The Bitcoin network currently consists of thousands of core nodes, requiring no centralized supporting institutions, purely relying on distributed mechanisms to support a steadily increasing transaction volume.
Bitcoin has truly achieved a secure and reliable decentralized digital currency mechanism from a practical standpoint, which is the fundamental reason it has garnered immense enthusiasm from countless fintech practitioners.
As a conceptual currency, Bitcoin primarily aims to address several core issues faced by existing currency systems:
Being controlled by a single institution, making it vulnerable to attacks;
Its value cannot be guaranteed, leading to volatility;
Inability to conduct anonymous transactions, lacking privacy.
As previously discussed, the key to achieving a decentralized digital currency mechanism lies in establishing a reliable transaction record system and forming a reasonable currency issuance mechanism.
This transaction record system must accurately and fairly record every transaction that has occurred and be immune to malicious tampering. Compared to existing banking systems, it is evident that current banking mechanisms, as third-party intermediaries for financial transactions, provide transaction record services at a cost. If all parties involved in the transaction fully trust the bank's records (database), there is no trust issue. However, what if the currency circulates on a larger scale (even across multiple banks)? Which bank's system can provide completely reliable and uninterrupted service? The only possible solution is a distributed ledger. This ledger can be freely accessed by all users, and no individual can maliciously tamper with or control the recorded data. To achieve such an unprecedented ledger system, the Bitcoin network cleverly designed the blockchain structure, providing reliable and tamper-proof digital currency ledger functionality. -
In the Bitcoin network, the issuance of currency is regulated by the Bitcoin protocol. The total amount of currency is controlled, and the issuance speed is automatically adjusted over time. Since the total amount is fixed, the value of a single Bitcoin will rise as more economic entities recognize Bitcoin. The automatic adjustment of the issuance speed prevents inflation or stagnation.
On the other hand, it is important to recognize that as a sociological experiment, Bitcoin has achieved tremendous success, particularly in the realm of blockchain technology, which has already given rise to many valuable business scenarios and innovative technologies. However, this does not necessarily mean that Bitcoin itself will inevitably enter future commercial systems. -
- More Valuable Blockchain Technology
If Bitcoin is a highly influential sociological experiment, then the blockchain technology extracted from Bitcoin's core design shows the potential to shape a more efficient and secure future business network.

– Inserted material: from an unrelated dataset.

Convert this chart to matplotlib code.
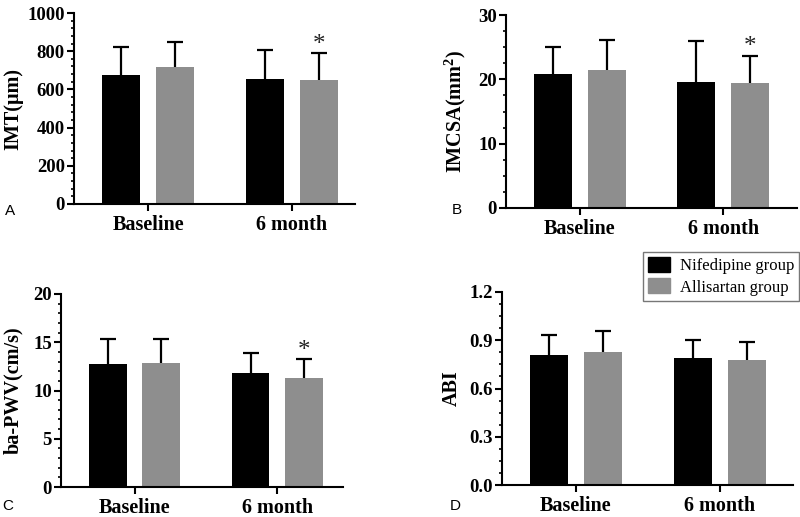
import matplotlib
matplotlib.use("Agg")
import matplotlib.pyplot as plt
import numpy as np
from matplotlib.patches import Patch
from matplotlib.ticker import MultipleLocator

plt.rcParams['font.family'] = ['Liberation Serif', 'DejaVu Serif']
plt.rcParams['mathtext.fontset'] = 'custom'
plt.rcParams['mathtext.rm'] = 'Liberation Serif:bold'
plt.rcParams['mathtext.it'] = 'Liberation Serif:bold'
plt.rcParams['mathtext.bf'] = 'Liberation Serif:bold'
plt.rcParams['mathtext.default'] = 'rm'

categories = ["Baseline", "6 month"]
series_names = ["Nifedipine group", "Allisartan group"]
colors = ["#000000", "#8e8e8e"]

# Panel A: IMT
imt_nif = [675, 656]
imt_nif_sd = [147, 150]
imt_all = [717, 648]
imt_all_sd = [129, 144]

# Panel B: IMCSA
imcsa_nif = [20.8, 19.6]
imcsa_nif_sd = [4.2, 6.3]
imcsa_all = [21.5, 19.5]
imcsa_all_sd = [4.6, 4.2]

# Panel C: ba-PWV
pwv_nif = [12.75, 11.85]
pwv_nif_sd = [2.55, 2.05]
pwv_all = [12.85, 11.3]
pwv_all_sd = [2.45, 1.95]

# Panel D: ABI
abi_nif = [0.81, 0.79]
abi_nif_sd = [0.12, 0.11]
abi_all = [0.83, 0.78]
abi_all_sd = [0.13, 0.11]

panels = [
    dict(letter="A", ylabel="IMT(μm)", nif=imt_nif, nsd=imt_nif_sd, al=imt_all, asd=imt_all_sd,
         ymax=1000, major=200, minor=40, fmt="{:.0f}", star=[False, True],
         pos=[74, 13, 355, 204], xr=1.44, lx=-0.181, lp=(10, 211)),
    dict(letter="B", ylabel="IMCSA(mm$^{2}$)", nif=imcsa_nif, nsd=imcsa_nif_sd, al=imcsa_all, asd=imcsa_all_sd,
         ymax=30, major=10, minor=2.5, fmt="{:.0f}", star=[False, True],
         pos=[506, 15, 797, 208], xr=1.515, lx=-0.132, lp=(457, 210)),
    dict(letter="C", ylabel="ba-PWV(cm/s)", nif=pwv_nif, nsd=pwv_nif_sd, al=pwv_all, asd=pwv_all_sd,
         ymax=20, major=5, minor=1, fmt="{:.0f}", star=[False, True],
         pos=[61, 294, 343, 487], xr=1.46, lx=-0.135, lp=(8, 506)),
    dict(letter="D", ylabel="ABI", nif=abi_nif, nsd=abi_nif_sd, al=abi_all, asd=abi_all_sd,
         ymax=1.2, major=0.3, minor=0.075, fmt="{:.1f}", star=[False, False],
         pos=[502, 292, 793, 485], xr=1.51, lx=-0.137, lp=(455, 506)),
]

W, H = 800, 517
fig = plt.figure(figsize=(8, 5.17), dpi=100)

x = np.arange(len(categories))
off = 0.1875
bw = 0.264

for p in panels:
    l, t, r, b = p["pos"]
    ax = fig.add_axes([l / W, 1 - b / H, (r - l) / W, (b - t) / H])
    for i, (vals, sds, c) in enumerate([(p["nif"], p["nsd"], colors[0]), (p["al"], p["asd"], colors[1])]):
        xs = x + (-off if i == 0 else off)
        ax.bar(xs, vals, width=bw, color=c, zorder=2)
        eb = ax.errorbar(xs, vals, yerr=[np.zeros(len(vals)), sds], fmt='none', ecolor='black',
                         elinewidth=1.6, capsize=6, capthick=1.6, zorder=3)
        for cl in eb[1]:
            if np.allclose(np.asarray(cl.get_ydata(), dtype=float), np.asarray(vals, dtype=float)):
                cl.set_visible(False)
        if i == 1:
            for j, s in enumerate(p["star"]):
                if s:
                    ax.annotate("*", (xs[j], vals[j] + sds[j]), xytext=(0, -2), textcoords='offset points',
                                ha='center', va='bottom', fontsize=18, color='#222222')
    ax.set_xlim(-0.515, p["xr"])
    ax.set_ylim(0, p["ymax"])
    ax.set_xticks(x)
    ax.set_xticklabels(categories, fontsize=14.5, fontweight='bold')
    ticks = np.arange(0, p["ymax"] + p["major"] / 2, p["major"])
    ax.set_yticks(ticks)
    ax.set_yticklabels([p["fmt"].format(v) for v in ticks], fontsize=13.5, fontweight='bold')
    ax.yaxis.set_minor_locator(MultipleLocator(p["minor"]))
    for s in ["top", "right"]:
        ax.spines[s].set_visible(False)
    for s in ["left", "bottom"]:
        ax.spines[s].set_linewidth(1.5)
    ax.tick_params(axis='both', which='major', length=5, width=1.5, pad=1.5)
    ax.tick_params(axis='x', which='major', pad=3)
    ax.tick_params(axis='y', which='minor', length=2.5, width=1.2)
    ax.set_ylabel(p["ylabel"], fontsize=14.5, fontweight='bold')
    ax.yaxis.set_label_coords(p["lx"], 0.5)
    fig.text(p["lp"][0] / W, 1 - p["lp"][1] / H, p["letter"], fontsize=11,
             family='Liberation Sans', ha='center', va='center')

handles = [Patch(facecolor=colors[0], edgecolor=colors[0]), Patch(facecolor=colors[1], edgecolor=colors[1])]
leg = fig.legend(handles, series_names, loc='upper right', bbox_to_anchor=(799 / W, 1 - 252 / H),
                 fontsize=12, frameon=True, fancybox=False, edgecolor='#555555',
                 handlelength=1.3, handleheight=1.0, handletextpad=0.6, borderpad=0.3,
                 labelspacing=0.25, borderaxespad=0)
leg.get_frame().set_linewidth(1.0)

fig.savefig("out.png", dpi=100)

Starting in 2014, the blockchain technology behind Bitcoin began to gradually attract attention and further sparked a wave of innovation in distributed ledger technology.
In fact, people have long recognized that technologies related to accounting are crucial for the management of assets (including tangible and intangible assets) (including ownership and circulation); and decentralized or multi-centered distributed ledger technology is of great significance for current open and multidimensional business models. The ideas and structures of blockchain represent a highly feasible technology for realizing such distributed ledger systems.
Blockchain technology has now transcended the Bitcoin network itself, emerging prominently in various fields such as finance, trade, credit, the Internet of Things, and the sharing economy. Now, unless specifically stated as "Bitcoin blockchain," when people refer to "blockchain technology," it often has no necessary connection to Bitcoin.